Repeat the data word for word. Do not include the pictures.
━━━ Supplied material
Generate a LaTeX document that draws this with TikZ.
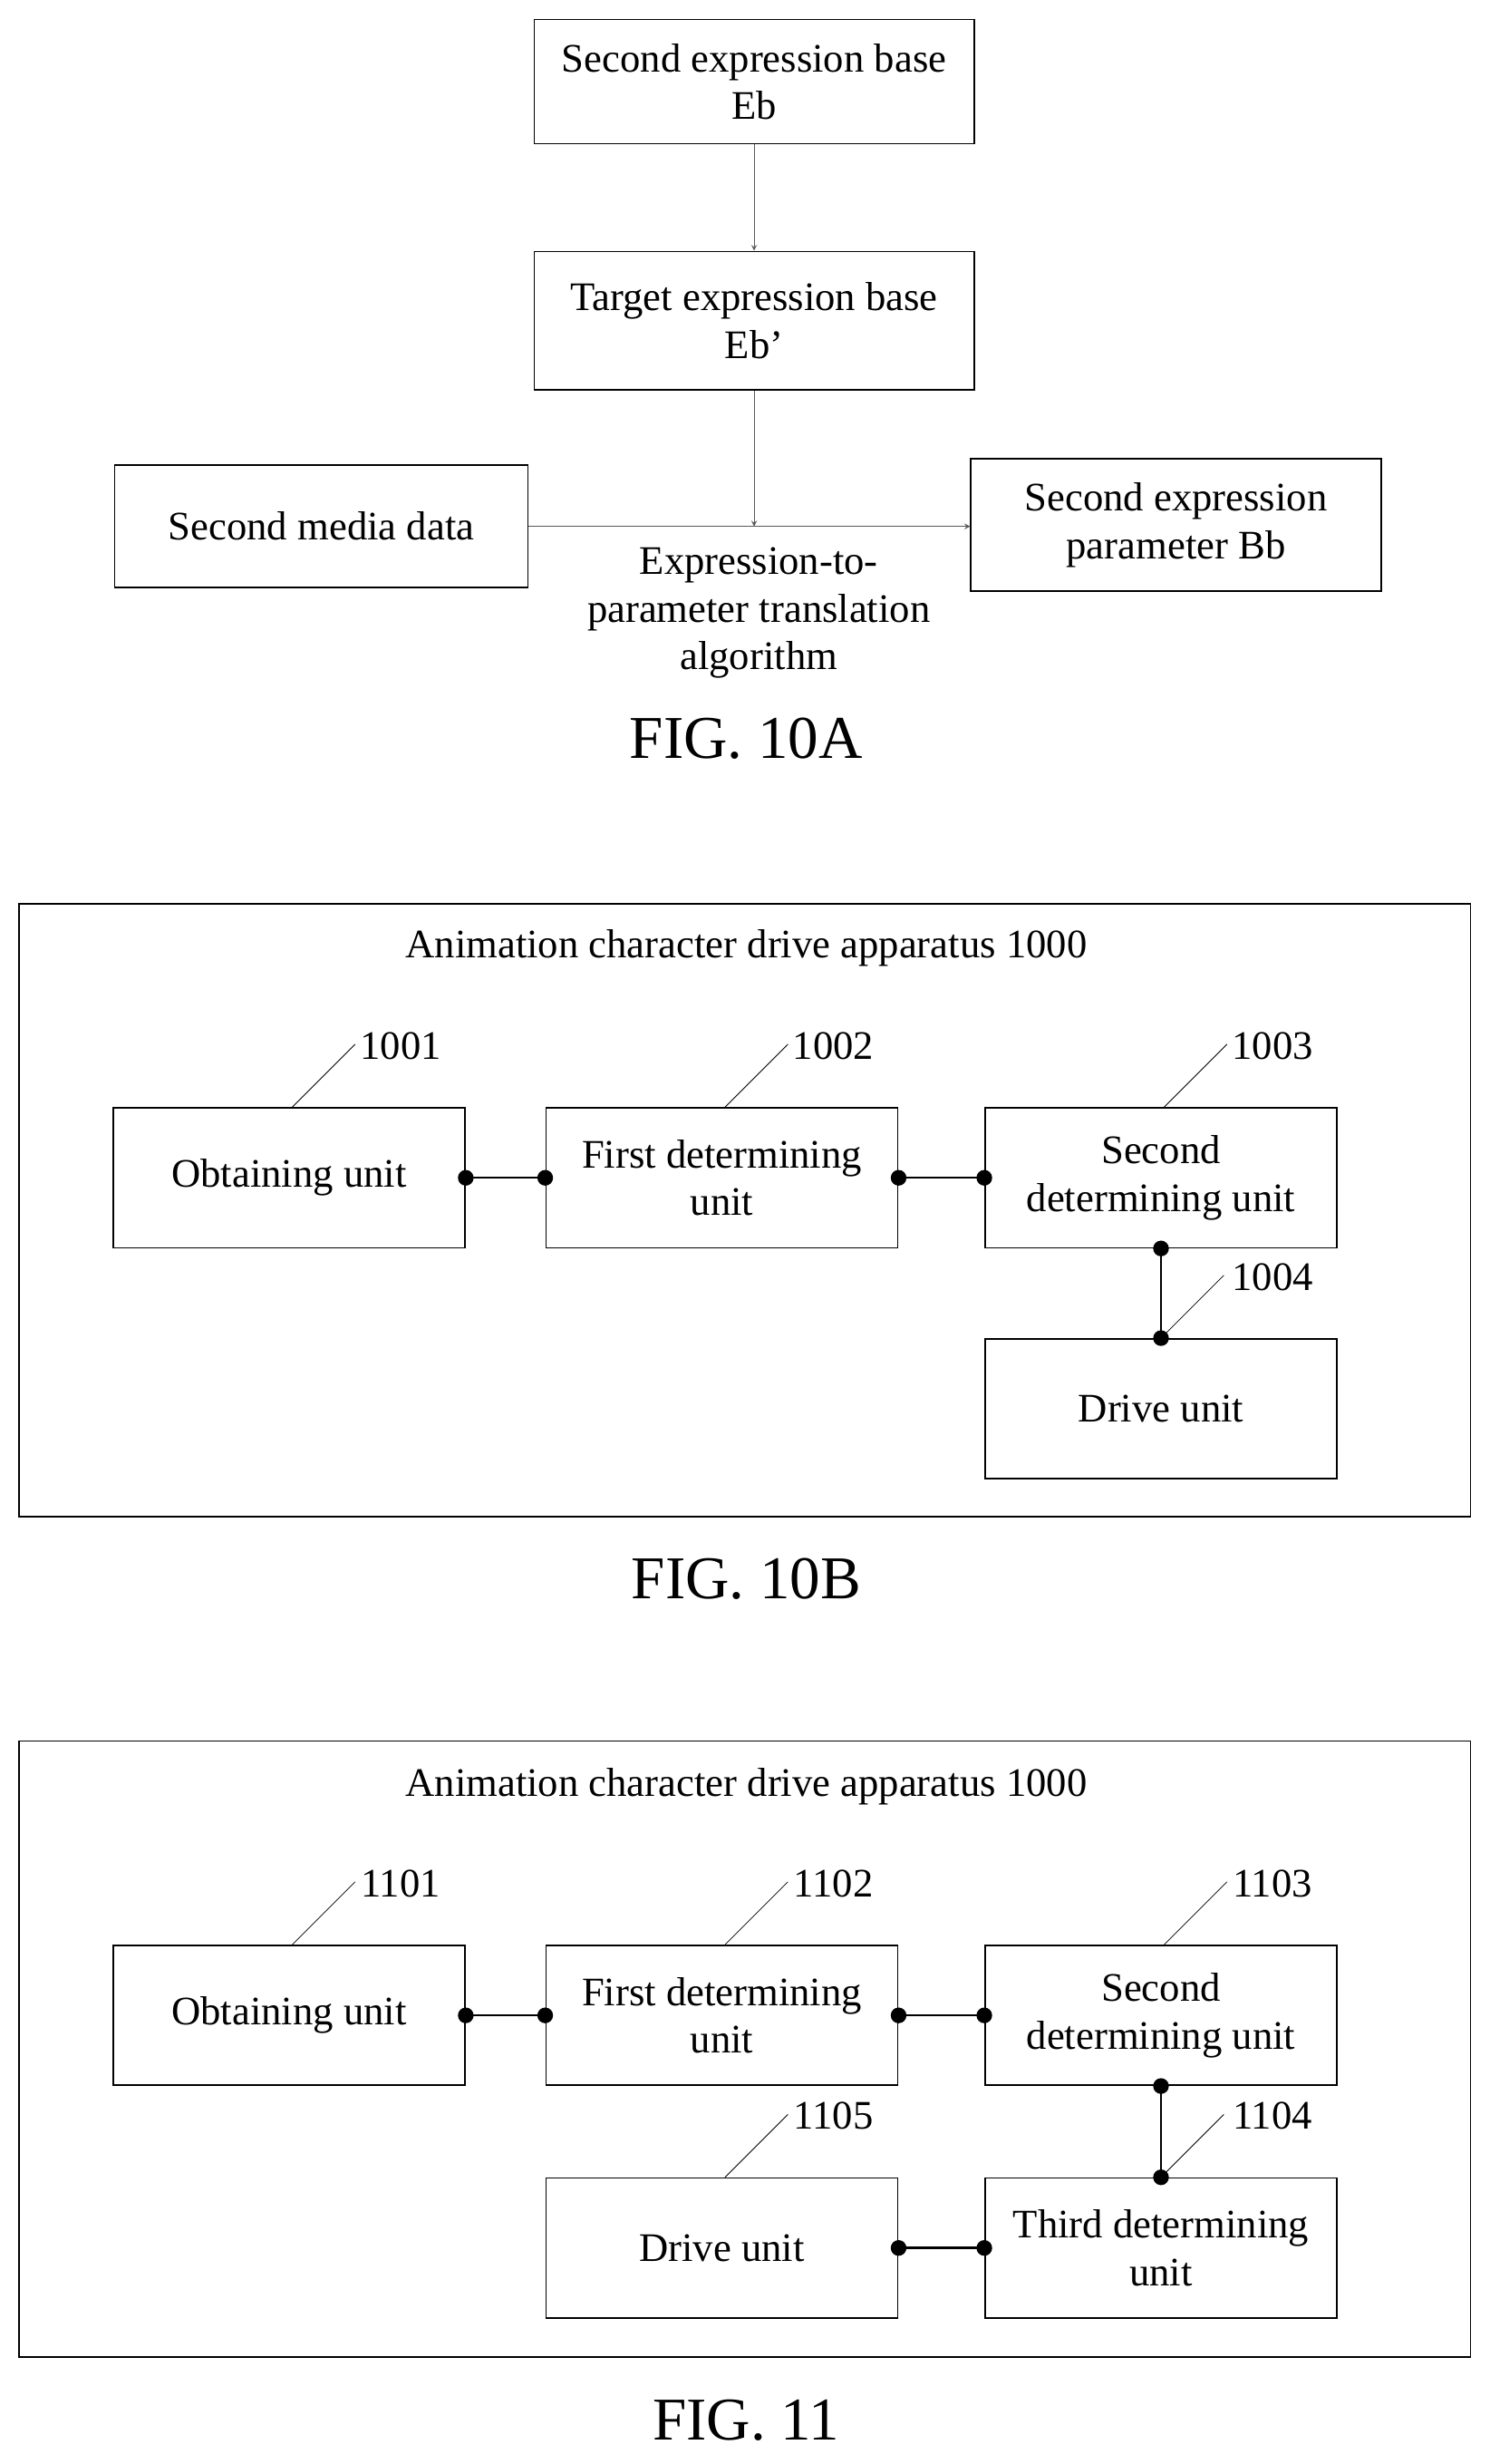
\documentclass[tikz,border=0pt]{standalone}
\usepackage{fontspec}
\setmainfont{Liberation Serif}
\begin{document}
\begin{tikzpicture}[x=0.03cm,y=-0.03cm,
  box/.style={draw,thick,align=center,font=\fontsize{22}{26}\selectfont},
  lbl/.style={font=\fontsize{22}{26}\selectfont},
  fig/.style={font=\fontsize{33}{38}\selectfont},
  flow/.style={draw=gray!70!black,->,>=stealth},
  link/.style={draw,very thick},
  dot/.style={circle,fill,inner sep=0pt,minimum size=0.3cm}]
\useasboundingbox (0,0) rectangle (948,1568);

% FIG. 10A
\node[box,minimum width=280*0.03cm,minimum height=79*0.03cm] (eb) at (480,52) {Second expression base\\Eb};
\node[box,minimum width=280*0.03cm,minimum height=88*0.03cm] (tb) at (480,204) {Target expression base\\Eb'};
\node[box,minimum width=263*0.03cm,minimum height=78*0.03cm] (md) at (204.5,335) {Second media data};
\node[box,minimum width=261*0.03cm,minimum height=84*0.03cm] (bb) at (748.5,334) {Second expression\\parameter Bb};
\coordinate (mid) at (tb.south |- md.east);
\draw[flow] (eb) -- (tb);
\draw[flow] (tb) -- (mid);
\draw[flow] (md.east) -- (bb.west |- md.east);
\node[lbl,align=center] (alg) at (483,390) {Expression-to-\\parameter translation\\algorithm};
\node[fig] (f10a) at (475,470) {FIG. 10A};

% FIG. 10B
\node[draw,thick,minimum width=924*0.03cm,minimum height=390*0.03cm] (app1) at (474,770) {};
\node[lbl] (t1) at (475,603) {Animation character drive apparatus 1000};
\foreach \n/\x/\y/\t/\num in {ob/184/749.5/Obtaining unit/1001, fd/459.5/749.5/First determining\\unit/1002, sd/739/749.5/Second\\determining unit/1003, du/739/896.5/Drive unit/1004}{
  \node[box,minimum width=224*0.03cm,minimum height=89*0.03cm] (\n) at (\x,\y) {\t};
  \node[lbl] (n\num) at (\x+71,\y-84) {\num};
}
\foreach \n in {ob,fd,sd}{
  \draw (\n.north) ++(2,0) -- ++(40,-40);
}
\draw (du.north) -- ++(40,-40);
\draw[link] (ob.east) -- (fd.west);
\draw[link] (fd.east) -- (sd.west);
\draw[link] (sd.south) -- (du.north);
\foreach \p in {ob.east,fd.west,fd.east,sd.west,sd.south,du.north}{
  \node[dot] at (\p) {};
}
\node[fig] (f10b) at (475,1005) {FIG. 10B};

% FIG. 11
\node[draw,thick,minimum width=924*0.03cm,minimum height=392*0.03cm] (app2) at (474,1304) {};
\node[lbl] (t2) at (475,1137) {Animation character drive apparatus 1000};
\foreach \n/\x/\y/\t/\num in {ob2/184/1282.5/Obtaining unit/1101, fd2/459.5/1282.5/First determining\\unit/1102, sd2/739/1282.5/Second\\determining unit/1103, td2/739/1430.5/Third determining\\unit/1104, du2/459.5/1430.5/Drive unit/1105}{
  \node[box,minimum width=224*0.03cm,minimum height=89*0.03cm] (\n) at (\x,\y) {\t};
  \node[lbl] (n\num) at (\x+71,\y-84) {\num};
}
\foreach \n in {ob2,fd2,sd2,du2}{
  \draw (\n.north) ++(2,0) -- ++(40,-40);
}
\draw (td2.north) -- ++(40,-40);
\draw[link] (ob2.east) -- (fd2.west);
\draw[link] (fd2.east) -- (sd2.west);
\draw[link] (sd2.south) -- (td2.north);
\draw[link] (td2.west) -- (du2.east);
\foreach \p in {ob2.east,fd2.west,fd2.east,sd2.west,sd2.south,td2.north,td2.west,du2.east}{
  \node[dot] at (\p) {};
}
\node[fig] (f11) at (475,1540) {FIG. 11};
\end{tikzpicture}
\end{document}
━━━━━━
Task answer:
Generate a LaTeX document that draws this with TikZ.
\documentclass[tikz,border=0pt]{standalone}
\usepackage{fontspec}
\setmainfont{Liberation Serif}
\begin{document}
\begin{tikzpicture}[x=0.03cm,y=-0.03cm,
  box/.style={draw,thick,align=center,font=\fontsize{22}{26}\selectfont},
  lbl/.style={font=\fontsize{22}{26}\selectfont},
  fig/.style={font=\fontsize{33}{38}\selectfont},
  flow/.style={draw=gray!70!black,->,>=stealth},
  link/.style={draw,very thick},
  dot/.style={circle,fill,inner sep=0pt,minimum size=0.3cm}]
\useasboundingbox (0,0) rectangle (948,1568);

% FIG. 10A
\node[box,minimum width=280*0.03cm,minimum height=79*0.03cm] (eb) at (480,52) {Second expression base\\Eb};
\node[box,minimum width=280*0.03cm,minimum height=88*0.03cm] (tb) at (480,204) {Target expression base\\Eb'};
\node[box,minimum width=263*0.03cm,minimum height=78*0.03cm] (md) at (204.5,335) {Second media data};
\node[box,minimum width=261*0.03cm,minimum height=84*0.03cm] (bb) at (748.5,334) {Second expression\\parameter Bb};
\coordinate (mid) at (tb.south |- md.east);
\draw[flow] (eb) -- (tb);
\draw[flow] (tb) -- (mid);
\draw[flow] (md.east) -- (bb.west |- md.east);
\node[lbl,align=center] (alg) at (483,390) {Expression-to-\\parameter translation\\algorithm};
\node[fig] (f10a) at (475,470) {FIG. 10A};

% FIG. 10B
\node[draw,thick,minimum width=924*0.03cm,minimum height=390*0.03cm] (app1) at (474,770) {};
\node[lbl] (t1) at (475,603) {Animation character drive apparatus 1000};
\foreach \n/\x/\y/\t/\num in {ob/184/749.5/Obtaining unit/1001, fd/459.5/749.5/First determining\\unit/1002, sd/739/749.5/Second\\determining unit/1003, du/739/896.5/Drive unit/1004}{
  \node[box,minimum width=224*0.03cm,minimum height=89*0.03cm] (\n) at (\x,\y) {\t};
  \node[lbl] (n\num) at (\x+71,\y-84) {\num};
}
\foreach \n in {ob,fd,sd}{
  \draw (\n.north) ++(2,0) -- ++(40,-40);
}
\draw (du.north) -- ++(40,-40);
\draw[link] (ob.east) -- (fd.west);
\draw[link] (fd.east) -- (sd.west);
\draw[link] (sd.south) -- (du.north);
\foreach \p in {ob.east,fd.west,fd.east,sd.west,sd.south,du.north}{
  \node[dot] at (\p) {};
}
\node[fig] (f10b) at (475,1005) {FIG. 10B};

% FIG. 11
\node[draw,thick,minimum width=924*0.03cm,minimum height=392*0.03cm] (app2) at (474,1304) {};
\node[lbl] (t2) at (475,1137) {Animation character drive apparatus 1000};
\foreach \n/\x/\y/\t/\num in {ob2/184/1282.5/Obtaining unit/1101, fd2/459.5/1282.5/First determining\\unit/1102, sd2/739/1282.5/Second\\determining unit/1103, td2/739/1430.5/Third determining\\unit/1104, du2/459.5/1430.5/Drive unit/1105}{
  \node[box,minimum width=224*0.03cm,minimum height=89*0.03cm] (\n) at (\x,\y) {\t};
  \node[lbl] (n\num) at (\x+71,\y-84) {\num};
}
\foreach \n in {ob2,fd2,sd2,du2}{
  \draw (\n.north) ++(2,0) -- ++(40,-40);
}
\draw (td2.north) -- ++(40,-40);
\draw[link] (ob2.east) -- (fd2.west);
\draw[link] (fd2.east) -- (sd2.west);
\draw[link] (sd2.south) -- (td2.north);
\draw[link] (td2.west) -- (du2.east);
\foreach \p in {ob2.east,fd2.west,fd2.east,sd2.west,sd2.south,td2.north,td2.west,du2.east}{
  \node[dot] at (\p) {};
}
\node[fig] (f11) at (475,1540) {FIG. 11};
\end{tikzpicture}
\end{document}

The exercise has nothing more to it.